Murphy was born into a large sharecropper family in Hunt County, Texas. His father abandoned them, and his mother died when he was a teenager. Murphy left school in fifth grade to pick cotton and find other work to help support his family; his skill with a hunting rifle was a necessity for putting food on the table. Murphy's older sister helped him to falsify documentation about his birth date to meet the minimum-age requirement for enlisting in the military, and after being turned down by the Navy and the Marine Corps he enlisted in the Army.

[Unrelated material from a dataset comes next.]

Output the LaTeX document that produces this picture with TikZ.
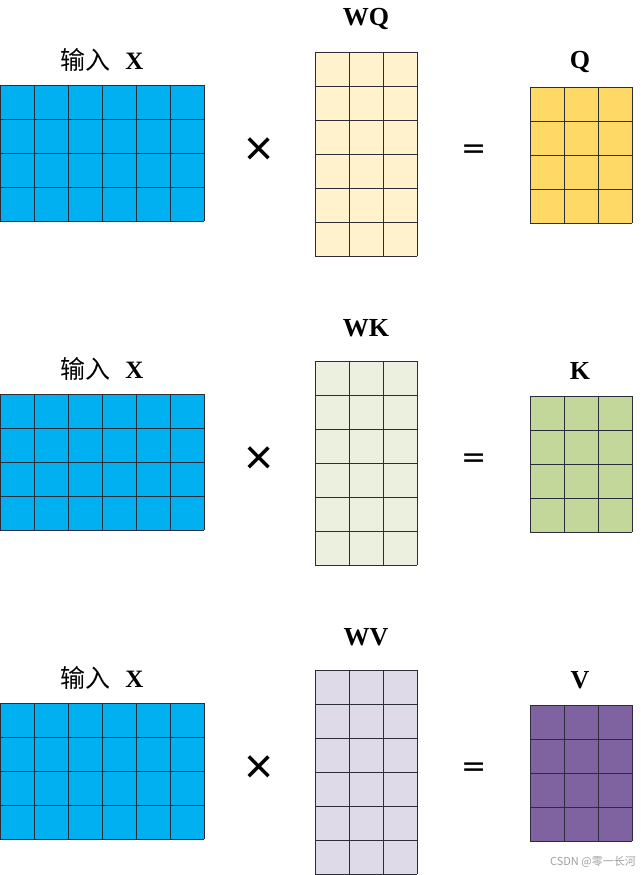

He first saw action in the Allied invasion of Sicily and the Battle of Anzio, and in 1944 was part of the liberation of Rome and invasion of southern France. Murphy fought at Montélimar, and led his men on a successful assault at the L'Omet quarry near Cleurie in northeastern France in October.
After the war, Murphy enjoyed a 21-year acting career. He played himself in the 1955 autobiographical To Hell and Back based on his 1949 memoirs of the same name, but most of his films were westerns. He made guest appearances on celebrity television shows and starred in the series Whispering Smith. Murphy was a fairly accomplished songwriter, and bred quarter horses in California and Arizona, becoming a regular participant in horse racing.
Suffering from what would today be termed post-traumatic stress disorder (PTSD), he slept with a loaded handgun under his pillow and looked for solace in addictive sleeping pills. In the last few years of his life he was plagued by money problems, but refused offers to appear in alcohol and cigarette commercials because he did not want to set a bad example. Murphy died in a plane crash in Virginia in 1971 shortly before his 46th birthday, and was interred with full military honors at Arlington National Cemetery.
All of this is fine but I have yet to find a page that tells how many command points needed to recruit each commander. Any suggestions?